Richard B. Russell Federal Building Georgia

The Richard B. Russell Federal Building is located in Atlanta, Ga.

(The Center Square) — An Atlanta businessman has been arraigned on federal charges that he provided fraudulent information on a Paycheck Protection Program loan application.

On Jan. 3, a federal grand jury indicted Travis Lee Harris, 41, of Atlanta, Georgia, on a wire fraud charge.

Federal prosecutors say Harris signed a PPP loan application with fraudulent information about the number of employees, payroll and revenue for his business, Atlanta Luxury Cars & Trucks LLC. Based on the application, a lender deposited $968,405 into a company bank account, and prosecutors say Harris transferred the money to his personal bank accounts.

"Congress established the Paycheck Protection Program to help small businesses, not to be easy money for anyone willing to lie on a loan application," U.S. Attorney Ryan K. Buchanan said in a statement. "We will continue to investigate and prosecute anyone who defrauded taxpayers out of the funds meant to sustain the economy during the COVID-19 crisis."
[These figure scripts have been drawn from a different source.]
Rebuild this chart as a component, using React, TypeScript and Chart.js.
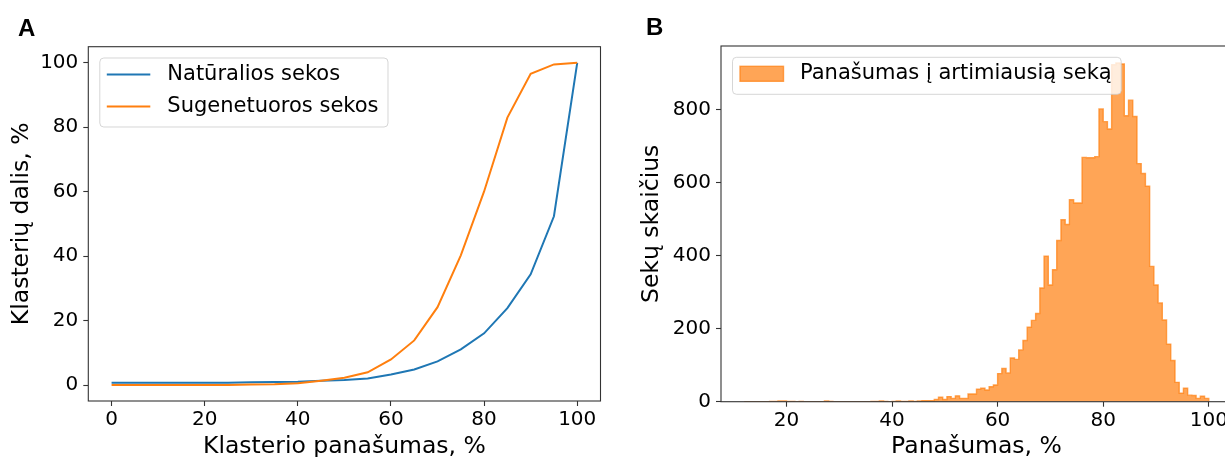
import React, { useEffect, useRef } from 'react';
import { Chart, registerables } from 'chart.js';

Chart.register(...registerables);

const FONT = "'DejaVu Sans', 'Liberation Sans', sans-serif";
const LETTER_FONT = "bold 24px 'Liberation Sans', Arial, sans-serif";
const TEXT = '#000000';
const SPINE = '#333333';
const BLUE = '#1f77b4';
const ORANGE = '#ff7f0e';
const ORANGE_ALPHA = 'rgba(255, 127, 14, 0.7)';

// Panel A: share of clusters (%) by cluster similarity threshold (%)
const similarity = [0, 5, 10, 15, 20, 25, 30, 35, 40, 45, 50, 55, 60, 65, 70, 75, 80, 85, 90, 95, 100];
const naturalShare = [0.8, 0.8, 0.8, 0.8, 0.8, 0.8, 0.9, 1.0, 1.1, 1.4, 1.6, 2.1, 3.3, 4.9, 7.4, 11.1, 16.1, 23.9, 34.4, 52.4, 100];
const generatedShare = [0.1, 0.1, 0.1, 0.1, 0.1, 0.1, 0.2, 0.3, 0.6, 1.4, 2.3, 4.0, 8.0, 13.9, 24.2, 40.3, 60.1, 83.0, 96.6, 99.5, 100];
const similarityTicks = [0, 20, 40, 60, 80, 100];
const shareTicks = [0, 20, 40, 60, 80, 100];

// Panel B: histogram of similarity to the nearest sequence
const binStart = 12;
const binWidth = 0.8;
const binCounts = [
  0, 0, 0, 0, 0, 0, 1, 1, 2, 2,
  1, 1, 0, 1, 0, 0, 0, 0, 0, 2,
  1, 0, 0, 0, 0, 0, 0, 0, 0, 0,
  1, 1, 2, 1, 0, 1, 2, 1, 1, 2,
  1, 2, 3, 3, 3, 6, 12, 6, 14, 9,
  16, 9, 9, 21, 21, 34, 37, 32, 41, 46,
  77, 91, 79, 120, 116, 142, 168, 204, 223, 242,
  312, 399, 320, 362, 442, 499, 486, 554, 545, 545,
  670, 669, 669, 672, 803, 768, 748, 924, 929, 926,
  784, 827, 782, 653, 626, 591, 371, 320, 271, 224,
  158, 113, 53, 23, 37, 18, 17, 9, 15, 9,
];
const percentTicks = [20, 40, 60, 80, 100];
const countTicks = [0, 200, 400, 600, 800];

// Data range widened by 5% on each side
function paddedRange(values: number[]): [number, number] {
  const lo = Math.min(...values);
  const hi = Math.max(...values);
  const m = (hi - lo) * 0.05;
  return [lo - m, hi + m];
}

// Closed step outline of the histogram (left edge of each bin carries its count)
function histogramOutline() {
  const pts = [{ x: binStart, y: 0 }];
  binCounts.forEach((c, i) => pts.push({ x: binStart + i * binWidth, y: c }));
  const end = binStart + binCounts.length * binWidth;
  pts.push({ x: end, y: binCounts[binCounts.length - 1] });
  pts.push({ x: end, y: 0 });
  return pts;
}

// Frame, boxed legend and panel letter
const panelDecor = {
  id: 'panelDecor',
  afterDraw(chart: any, _args: any, opts: any) {
    const { ctx, chartArea: a } = chart;
    ctx.save();

    ctx.strokeStyle = SPINE;
    ctx.lineWidth = 1.1;
    ctx.strokeRect(a.left, a.top, a.right - a.left, a.bottom - a.top);

    const items = chart.data.datasets.map((ds: any) => ({
      label: ds.label,
      stroke: ds.borderColor,
      fill: ds.backgroundColor,
      patch: !!ds.fill,
    }));
    const fs = 21;
    ctx.font = `${fs}px ${FONT}`;
    const textW = Math.max(...items.map((it: any) => ctx.measureText(it.label).width));
    const lx = a.left + 11;
    const ly = a.top + 10.8;
    const lw = 68 + textW + 9;
    const lh = 37 + 32 * (items.length - 1);
    ctx.beginPath();
    if (ctx.roundRect) ctx.roundRect(lx + 0.5, ly + 0.5, lw, lh, 4);
    else ctx.rect(lx + 0.5, ly + 0.5, lw, lh);
    ctx.fillStyle = 'rgba(255, 255, 255, 0.8)';
    ctx.fill();
    ctx.strokeStyle = 'rgba(204, 204, 204, 0.8)';
    ctx.lineWidth = 1;
    ctx.stroke();

    items.forEach((it: any, i: number) => {
      const cy = ly + 17 + 32 * i;
      if (it.patch) {
        ctx.fillStyle = it.fill;
        ctx.fillRect(lx + 8, cy - 7.5, 43.5, 15);
        ctx.strokeStyle = it.stroke;
        ctx.lineWidth = 1.4;
        ctx.strokeRect(lx + 8, cy - 7.5, 43.5, 15);
      } else {
        ctx.strokeStyle = it.stroke;
        ctx.lineWidth = 2;
        ctx.beginPath();
        ctx.moveTo(lx + 7.5, cy);
        ctx.lineTo(lx + 51, cy);
        ctx.stroke();
      }
      ctx.font = `${fs}px ${FONT}`;
      ctx.fillStyle = TEXT;
      ctx.textAlign = 'left';
      ctx.textBaseline = 'middle';
      ctx.fillText(it.label, lx + 68, cy);
    });

    ctx.font = LETTER_FONT;
    ctx.fillStyle = TEXT;
    ctx.textAlign = 'left';
    ctx.textBaseline = 'alphabetic';
    ctx.fillText(opts.letter, opts.letterX, opts.letterY);
    ctx.restore();
  },
};

function tickGrid() {
  return {
    display: true,
    drawOnChartArea: false,
    drawTicks: true,
    tickLength: 5,
    tickColor: SPINE,
    tickWidth: 1.1,
  };
}

function xAxis(range: [number, number], ticks: number[], title: string, height: number) {
  return {
    type: 'linear',
    min: range[0],
    max: range[1],
    afterBuildTicks: (s: any) => {
      s.ticks = ticks.map((v) => ({ value: v }));
    },
    afterFit: (s: any) => {
      s.height = height;
    },
    grid: tickGrid(),
    border: { display: false },
    ticks: { color: TEXT, font: { family: FONT, size: 20 }, padding: 2, maxRotation: 0, autoSkip: false },
    title: {
      display: true,
      text: title,
      color: TEXT,
      font: { family: FONT, size: 23.5, lineHeight: 0.82 },
      padding: { top: 0, bottom: 0 },
    },
  };
}

function yAxis(range: [number, number], ticks: number[], title: string, width: number, titlePad: number) {
  return {
    type: 'linear',
    min: range[0],
    max: range[1],
    afterBuildTicks: (s: any) => {
      s.ticks = ticks.map((v) => ({ value: v }));
    },
    afterFit: (s: any) => {
      s.width = width;
    },
    grid: tickGrid(),
    border: { display: false },
    ticks: { color: TEXT, font: { family: FONT, size: 20 }, padding: 5, autoSkip: false },
    title: {
      display: true,
      text: title,
      color: TEXT,
      font: { family: FONT, size: 23.5, lineHeight: 0.82 },
      padding: { top: titlePad, bottom: 0 },
    },
  };
}

function clusterShareConfig(): any {
  const xr = paddedRange(similarity);
  const yr = paddedRange([...naturalShare, ...generatedShare]);
  return {
    type: 'line',
    data: {
      datasets: [
        {
          label: 'Natūralios sekos',
          data: similarity.map((x, i) => ({ x, y: naturalShare[i] })),
          borderColor: BLUE,
          backgroundColor: BLUE,
          borderWidth: 2,
          pointRadius: 0,
          fill: false,
          order: 2,
        },
        {
          label: 'Sugenetuoros sekos',
          data: similarity.map((x, i) => ({ x, y: generatedShare[i] })),
          borderColor: ORANGE,
          backgroundColor: ORANGE,
          borderWidth: 2,
          pointRadius: 0,
          fill: false,
          order: 1,
        },
      ],
    },
    options: {
      responsive: false,
      animation: false,
      devicePixelRatio: 1,
      layout: { padding: { left: 0, top: 46.7, right: 19.5, bottom: 0 } },
      scales: {
        x: xAxis(xr, similarityTicks, 'Klasterio panašumas, %', 56),
        y: yAxis(yr, shareTicks, 'Klasterių dalis, %', 88.3, 12.1),
      },
      plugins: {
        legend: { display: false },
        tooltip: { enabled: false },
        panelDecor: { letter: 'A', letterX: 18, letterY: 35.7 },
      },
    },
    plugins: [panelDecor],
  };
}

function nearestSimilarityConfig(): any {
  const end = binStart + binCounts.length * binWidth;
  const xr = paddedRange([binStart, end]);
  const yr: [number, number] = [0, Math.max(...binCounts) * 1.05];
  return {
    type: 'line',
    data: {
      datasets: [
        {
          label: 'Panašumas į artimiausią seką',
          data: histogramOutline(),
          stepped: 'before',
          fill: 'origin',
          backgroundColor: ORANGE_ALPHA,
          borderColor: ORANGE_ALPHA,
          borderWidth: 1.4,
          pointRadius: 0,
        },
      ],
    },
    options: {
      responsive: false,
      animation: false,
      devicePixelRatio: 1,
      layout: { padding: { left: 0, top: 46, right: 28, bottom: 0 } },
      scales: {
        x: xAxis(xr, percentTicks, 'Panašumas, %', 55.3),
        y: yAxis(yr, countTicks, 'Sekų skaičius', 101, 22.4),
      },
      plugins: {
        legend: { display: false },
        tooltip: { enabled: false },
        panelDecor: { letter: 'B', letterX: 26, letterY: 35 },
      },
    },
    plugins: [panelDecor],
  };
}

export default function App() {
  const refA = useRef<HTMLCanvasElement>(null);
  const refB = useRef<HTMLCanvasElement>(null);

  useEffect(() => {
    const a = new Chart(refA.current as HTMLCanvasElement, clusterShareConfig());
    const b = new Chart(refB.current as HTMLCanvasElement, nearestSimilarityConfig());
    return () => {
      a.destroy();
      b.destroy();
    };
  }, []);

  return (
    <div
      style={{
        position: 'absolute',
        left: 0,
        top: 0,
        width: 1225,
        height: 457,
        overflow: 'hidden',
        background: '#ffffff',
      }}
    >
      <canvas ref={refA} width={620} height={457} style={{ position: 'absolute', left: 0, top: 0 }} />
      <canvas ref={refB} width={640} height={457} style={{ position: 'absolute', left: 620, top: 0 }} />
    </div>
  );
}
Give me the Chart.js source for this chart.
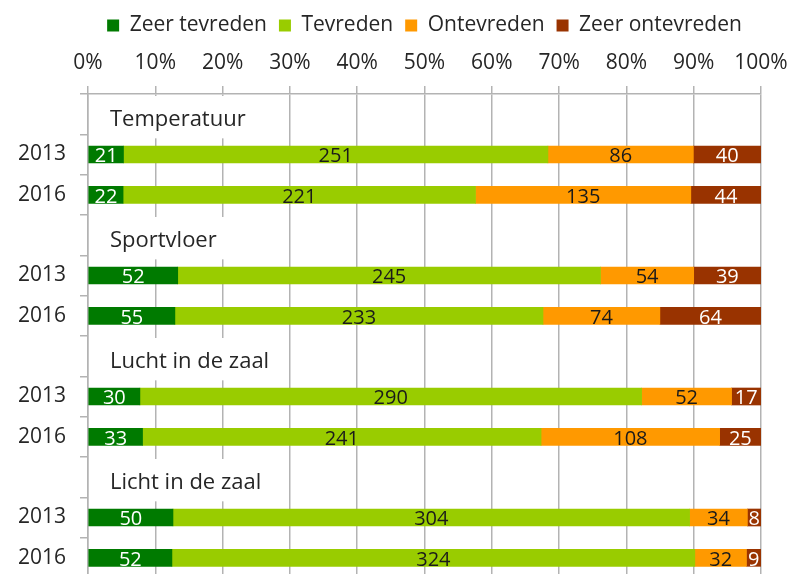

Separately, last week, the feds announced 11 men — eight from metro Atlanta and three from South Carolina — have been sentenced in federal court for their roles in obtaining roughly $3 million in PPP loans on behalf of ten businesses in Georgia and South Carolina. According to a release, federal authorities have recovered nearly $1.2 million of the money.

According to prosecutors, Rodericque Jarmaine Thompson, 45, of Atlanta, recruited nine others to apply for fraudulent PPP loans on behalf of their businesses.

Another man, identified by prosecutors as Antonio D. Hosey, 50, of Atlanta, acted as a go-between with the business owners and Thompson. The feds say Hosey recruited check cashers to cash fake payroll checks from the business owners and gave the cash to Hosey, who passed it on to Thompson.

Thompson, convicted of conspiracy to commit bank fraud, was sentenced to five years and ten months in prison, followed by five years of supervised release. He must pay more than $2.7 million in restitution.

Hosey, convicted of conspiracy to defraud the United States, was sentenced to one year and a day in prison, followed by three years of supervised release. He must pay $463,779.79 in restitution.